From the first line of the data below through the line holding "minimum width=69pt] (xy)", output each line exactly and leave the pictures out.

» Data provided
==========
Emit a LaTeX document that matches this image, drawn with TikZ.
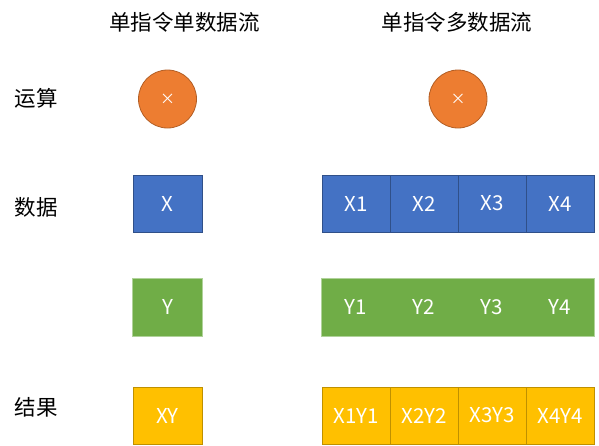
\documentclass[tikz,border=0pt]{standalone}
\usepackage{fontspec}
\setmainfont{Noto Sans CJK SC}
\definecolor{oporange}{HTML}{ED7D31}
\definecolor{opblue}{HTML}{4472C4}
\definecolor{opgreen}{HTML}{70AD47}
\definecolor{opyellow}{HTML}{FFC000}
\tikzset{
  rowlabel/.style={font=\fontsize{21.5}{24}\selectfont},
  title/.style={font=\fontsize{21.5}{24}\selectfont},
  opcircle/.style={circle, fill=oporange, draw=oporange!75!black, line width=0.8pt,
    minimum size=58pt, inner sep=0pt, text=white, font=\fontsize{15}{16}\selectfont},
  cell/.style={rectangle, minimum height=57pt, inner sep=0pt, line width=0.8pt,
    text=white, font=\fontsize{20.5}{24}\selectfont},
  xcell/.style={cell, fill=opblue, draw=opblue!70!black},
  ycell/.style={cell, fill=opgreen, draw=none},
  rcell/.style={cell, fill=opyellow, draw=opyellow!75!black}
}
\begin{document}
\begin{tikzpicture}[x=1pt, y=-1pt]
        \useasboundingbox (0,0) rectangle (599,445);

        % Titles
        \node[title] (sisd) at (184.5,22) {单指令单数据流};
        \node[title] (simd) at (457,22) {单指令多数据流};

        % Row labels
        \node[rowlabel] (op)   at (36,98)  {运算};
        \node[rowlabel] (data) at (36,207) {数据};
        \node[rowlabel] (res)  at (36,407) {结果};

        % Single instruction, single data
        \node[opcircle] (mul) at (167.5,99) {×};
        \node[xcell, minimum width=69pt] (x)  at (167.5,203.5) {X};
        \node[ycell, minimum width=69pt] (y)  at (167.5,307)   {Y};
        \draw[opgreen!55!white, line width=0.6pt] (y.north west) rectangle (y.south east);
        \node[rcell, minimum width=69pt] (xy) at (167.5,415.5) {XY};

        % Single instruction, multiple data
        \node[opcircle] (mulv) at (458,99) {×};
        \foreach \i in {1,...,4} {
          \node[xcell, minimum width=68pt] (x\i)  at (288+68*\i,203.5) {X\i};
          \node[ycell, minimum width=68pt] (y\i)  at (288+68*\i,307)   {Y\i};
          \node[rcell, minimum width=68pt] (xy\i) at (288+68*\i,415.5) {X\i Y\i};
        }
        \draw[opgreen!55!white, line width=0.6pt] (y1.north west) rectangle (y4.south east);

      \end{tikzpicture}
\end{document}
==========
» Answer to this task
Emit a LaTeX document that matches this image, drawn with TikZ.
\documentclass[tikz,border=0pt]{standalone}
\usepackage{fontspec}
\setmainfont{Noto Sans CJK SC}
\definecolor{oporange}{HTML}{ED7D31}
\definecolor{opblue}{HTML}{4472C4}
\definecolor{opgreen}{HTML}{70AD47}
\definecolor{opyellow}{HTML}{FFC000}
\tikzset{
  rowlabel/.style={font=\fontsize{21.5}{24}\selectfont},
  title/.style={font=\fontsize{21.5}{24}\selectfont},
  opcircle/.style={circle, fill=oporange, draw=oporange!75!black, line width=0.8pt,
    minimum size=58pt, inner sep=0pt, text=white, font=\fontsize{15}{16}\selectfont},
  cell/.style={rectangle, minimum height=57pt, inner sep=0pt, line width=0.8pt,
    text=white, font=\fontsize{20.5}{24}\selectfont},
  xcell/.style={cell, fill=opblue, draw=opblue!70!black},
  ycell/.style={cell, fill=opgreen, draw=none},
  rcell/.style={cell, fill=opyellow, draw=opyellow!75!black}
}
\begin{document}
\begin{tikzpicture}[x=1pt, y=-1pt]
        \useasboundingbox (0,0) rectangle (599,445);

        % Titles
        \node[title] (sisd) at (184.5,22) {单指令单数据流};
        \node[title] (simd) at (457,22) {单指令多数据流};

        % Row labels
        \node[rowlabel] (op)   at (36,98)  {运算};
        \node[rowlabel] (data) at (36,207) {数据};
        \node[rowlabel] (res)  at (36,407) {结果};

        % Single instruction, single data
        \node[opcircle] (mul) at (167.5,99) {×};
        \node[xcell, minimum width=69pt] (x)  at (167.5,203.5) {X};
        \node[ycell, minimum width=69pt] (y)  at (167.5,307)   {Y};
        \draw[opgreen!55!white, line width=0.6pt] (y.north west) rectangle (y.south east);
        \node[rcell, minimum width=69pt] (xy) at (167.5,415.5) {XY};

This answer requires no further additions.